* **YOUR TASK**
Repeat each line of the material below exactly as it appears, minus any pictures.

* **RAW DATA**

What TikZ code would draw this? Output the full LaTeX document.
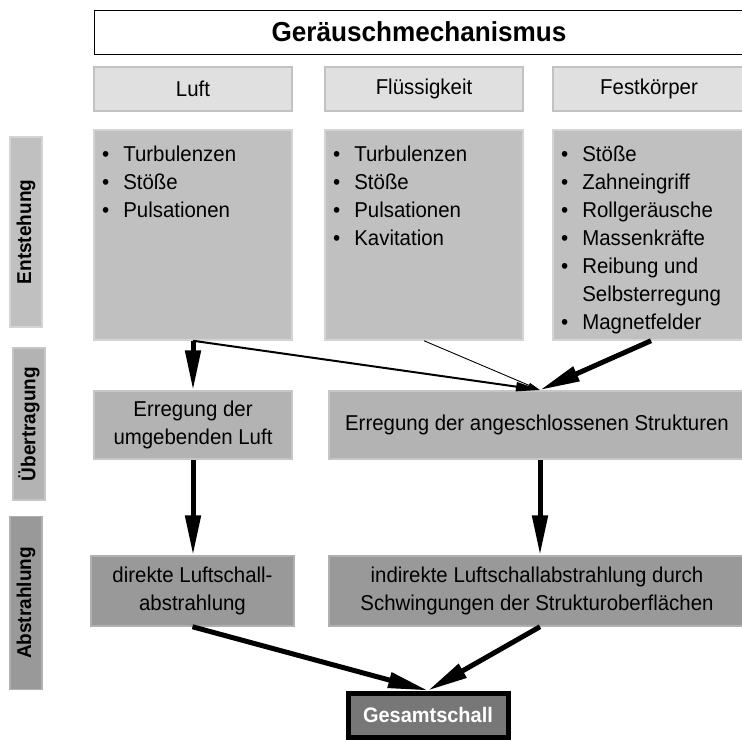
\documentclass[tikz,border=0pt]{standalone}
\usepackage{fontspec}
\setmainfont[FakeStretch=0.95]{Liberation Sans}
\usetikzlibrary{arrows.meta}
\tikzset{
  box/.style={draw, line width=1.5pt, minimum width=#1, inner sep=0pt, align=center,
    font=\fontsize{21.5}{28}\selectfont},
  hdr/.style={box=#1, fill=hdrfill, draw=hdrline, minimum height=44pt},
  cnt/.style={box=#1, fill=cntfill, draw=cntline, minimum height=210pt},
  ueb/.style={box=#1, fill=uebfill, draw=uebline, minimum height=68pt},
  abs/.style={box=#1, fill=absfill, draw=absline, minimum height=70pt},
  side/.style={draw, line width=1.5pt, minimum width=#1, minimum height=32pt, inner sep=0pt,
    rotate=90, font=\fontsize{20}{22}\selectfont\bfseries},
  items/.style={anchor=north west, inner sep=0pt, font=\fontsize{21.5}{28}\selectfont},
  thickarrow/.style={line width=5pt, -{Triangle[length=40pt,width=15pt]}},
  medarrow/.style={line width=2pt, -{Triangle[length=24pt,width=9pt]}},
  thinarrow/.style={line width=0.9pt, -{Triangle[length=12pt,width=5pt]}},
}
\definecolor{hdrfill}{HTML}{E0E0E0}
\definecolor{hdrline}{HTML}{C2C2C2}
\definecolor{cntfill}{HTML}{C0C0C0}
\definecolor{cntline}{HTML}{D4D4D4}
\definecolor{uebfill}{HTML}{B3B3B3}
\definecolor{uebline}{HTML}{C6C6C6}
\definecolor{absfill}{HTML}{999999}
\definecolor{absline}{HTML}{B0B0B0}
\definecolor{gesfill}{HTML}{777777}
\newcommand{\itemlist}[1]{\begin{tabular}{@{}l@{\hspace{14pt}}l@{}}#1\end{tabular}}
\begin{document}
\begin{tikzpicture}[x=1pt,y=-1pt]
\useasboundingbox (0,0) rectangle (742,740);
% title
\node[draw, line width=1pt, fill=white, minimum width=650pt, minimum height=44pt, inner sep=0pt,
  font=\fontsize{27.5}{30}\selectfont\bfseries] (title) at (419,32) {Geräuschmechanismus};
% headers
\node[hdr=198pt] (hLuft) at (193,89) {Luft};
\node[hdr=198pt] (hFl) at (424,89) {Flüssigkeit};
\node[hdr=192pt] (hFest) at (649,89) {Festkörper};
% content boxes
\node[cnt=198pt] (cLuft) at (193,235) {};
\node[cnt=198pt] (cFl) at (424,235) {};
\node[cnt=192pt] (cFest) at (649,235) {};
\node[items] (iLuft) at (102,142) {\itemlist{•&Turbulenzen\\•&Stöße\\•&Pulsationen}};
\node[items] (iFl) at (333,142) {\itemlist{•&Turbulenzen\\•&Stöße\\•&Pulsationen\\•&Kavitation}};
\node[items] (iFest) at (561,142) {\itemlist{•&Stöße\\•&Zahneingriff\\•&Rollgeräusche\\•&Massenkräfte\\•&Reibung und\\&Selbsterregung\\•&Magnetfelder}};
% side labels
\node[side=190pt, fill=cntfill, draw=cntline] (sEnt) at (26,232) {Entstehung};
\node[side=152pt, fill=uebfill, draw=uebline] (sUeb) at (29,424) {Übertragung};
\node[side=173pt, fill=absfill, draw=absline] (sAbs) at (26,603) {Abstrahlung};
% transmission
\node[ueb=198pt] (eLuft) at (193,425) {Erregung der\\umgebenden Luft};
\node[ueb=416pt] (eStr) at (537,425) {Erregung der angeschlossenen Strukturen};
% radiation
\node[abs=203pt] (aLuft) at (192.5,591) {direkte Luftschall-\\abstrahlung};
\node[abs=416pt] (aStr) at (537,591) {indirekte Luftschallabstrahlung durch\\Schwingungen der Strukturoberflächen};
% total
\node[draw=black, line width=5pt, fill=gesfill, text=white, minimum width=160pt, minimum height=44pt,
  inner sep=0pt, font=\fontsize{21}{24}\selectfont\bfseries] (ges) at (428,715) {Gesamtschall};
% connectors
\coordinate (conv) at (540,390);
\draw[thickarrow] (cLuft.south) -- (eLuft.north);
\draw[medarrow] (cLuft.south) -- (conv);
\draw[thinarrow] (cFl.south) -- (conv);
\draw[thickarrow] ([xshift=2pt]cFest.south) -- (conv);
\draw[thickarrow] (eLuft.south) -- (aLuft.north -| eLuft.south);
\draw[thickarrow] (eStr.south -| conv) -- (aStr.north -| conv);
\draw[thickarrow] (aLuft.south) -- (ges.north);
\draw[thickarrow] (aStr.south -| conv) -- (ges.north);
\end{tikzpicture}
\end{document}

* **RESPONSE**
What TikZ code would draw this? Output the full LaTeX document.
\documentclass[tikz,border=0pt]{standalone}
\usepackage{fontspec}
\setmainfont[FakeStretch=0.95]{Liberation Sans}
\usetikzlibrary{arrows.meta}
\tikzset{
  box/.style={draw, line width=1.5pt, minimum width=#1, inner sep=0pt, align=center,
    font=\fontsize{21.5}{28}\selectfont},
  hdr/.style={box=#1, fill=hdrfill, draw=hdrline, minimum height=44pt},
  cnt/.style={box=#1, fill=cntfill, draw=cntline, minimum height=210pt},
  ueb/.style={box=#1, fill=uebfill, draw=uebline, minimum height=68pt},
  abs/.style={box=#1, fill=absfill, draw=absline, minimum height=70pt},
  side/.style={draw, line width=1.5pt, minimum width=#1, minimum height=32pt, inner sep=0pt,
    rotate=90, font=\fontsize{20}{22}\selectfont\bfseries},
  items/.style={anchor=north west, inner sep=0pt, font=\fontsize{21.5}{28}\selectfont},
  thickarrow/.style={line width=5pt, -{Triangle[length=40pt,width=15pt]}},
  medarrow/.style={line width=2pt, -{Triangle[length=24pt,width=9pt]}},
  thinarrow/.style={line width=0.9pt, -{Triangle[length=12pt,width=5pt]}},
}
\definecolor{hdrfill}{HTML}{E0E0E0}
\definecolor{hdrline}{HTML}{C2C2C2}
\definecolor{cntfill}{HTML}{C0C0C0}
\definecolor{cntline}{HTML}{D4D4D4}
\definecolor{uebfill}{HTML}{B3B3B3}
\definecolor{uebline}{HTML}{C6C6C6}
\definecolor{absfill}{HTML}{999999}
\definecolor{absline}{HTML}{B0B0B0}
\definecolor{gesfill}{HTML}{777777}
\newcommand{\itemlist}[1]{\begin{tabular}{@{}l@{\hspace{14pt}}l@{}}#1\end{tabular}}
\begin{document}
\begin{tikzpicture}[x=1pt,y=-1pt]
\useasboundingbox (0,0) rectangle (742,740);
% title
\node[draw, line width=1pt, fill=white, minimum width=650pt, minimum height=44pt, inner sep=0pt,
  font=\fontsize{27.5}{30}\selectfont\bfseries] (title) at (419,32) {Geräuschmechanismus};
% headers
\node[hdr=198pt] (hLuft) at (193,89) {Luft};
\node[hdr=198pt] (hFl) at (424,89) {Flüssigkeit};
\node[hdr=192pt] (hFest) at (649,89) {Festkörper};
% content boxes
\node[cnt=198pt] (cLuft) at (193,235) {};
\node[cnt=198pt] (cFl) at (424,235) {};
\node[cnt=192pt] (cFest) at (649,235) {};
\node[items] (iLuft) at (102,142) {\itemlist{•&Turbulenzen\\•&Stöße\\•&Pulsationen}};
\node[items] (iFl) at (333,142) {\itemlist{•&Turbulenzen\\•&Stöße\\•&Pulsationen\\•&Kavitation}};
\node[items] (iFest) at (561,142) {\itemlist{•&Stöße\\•&Zahneingriff\\•&Rollgeräusche\\•&Massenkräfte\\•&Reibung und\\&Selbsterregung\\•&Magnetfelder}};
% side labels
\node[side=190pt, fill=cntfill, draw=cntline] (sEnt) at (26,232) {Entstehung};
\node[side=152pt, fill=uebfill, draw=uebline] (sUeb) at (29,424) {Übertragung};
\node[side=173pt, fill=absfill, draw=absline] (sAbs) at (26,603) {Abstrahlung};
% transmission
\node[ueb=198pt] (eLuft) at (193,425) {Erregung der\\umgebenden Luft};
\node[ueb=416pt] (eStr) at (537,425) {Erregung der angeschlossenen Strukturen};
% radiation
\node[abs=203pt] (aLuft) at (192.5,591) {direkte Luftschall-\\abstrahlung};
\node[abs=416pt] (aStr) at (537,591) {indirekte Luftschallabstrahlung durch\\Schwingungen der Strukturoberflächen};
% total
\node[draw=black, line width=5pt, fill=gesfill, text=white, minimum width=160pt, minimum height=44pt,
  inner sep=0pt, font=\fontsize{21}{24}\selectfont\bfseries] (ges) at (428,715) {Gesamtschall};
% connectors
\coordinate (conv) at (540,390);
\draw[thickarrow] (cLuft.south) -- (eLuft.north);
\draw[medarrow] (cLuft.south) -- (conv);
\draw[thinarrow] (cFl.south) -- (conv);
\draw[thickarrow] ([xshift=2pt]cFest.south) -- (conv);
\draw[thickarrow] (eLuft.south) -- (aLuft.north -| eLuft.south);
\draw[thickarrow] (eStr.south -| conv) -- (aStr.north -| conv);
\draw[thickarrow] (aLuft.south) -- (ges.north);
\draw[thickarrow] (aStr.south -| conv) -- (ges.north);
\end{tikzpicture}
\end{document}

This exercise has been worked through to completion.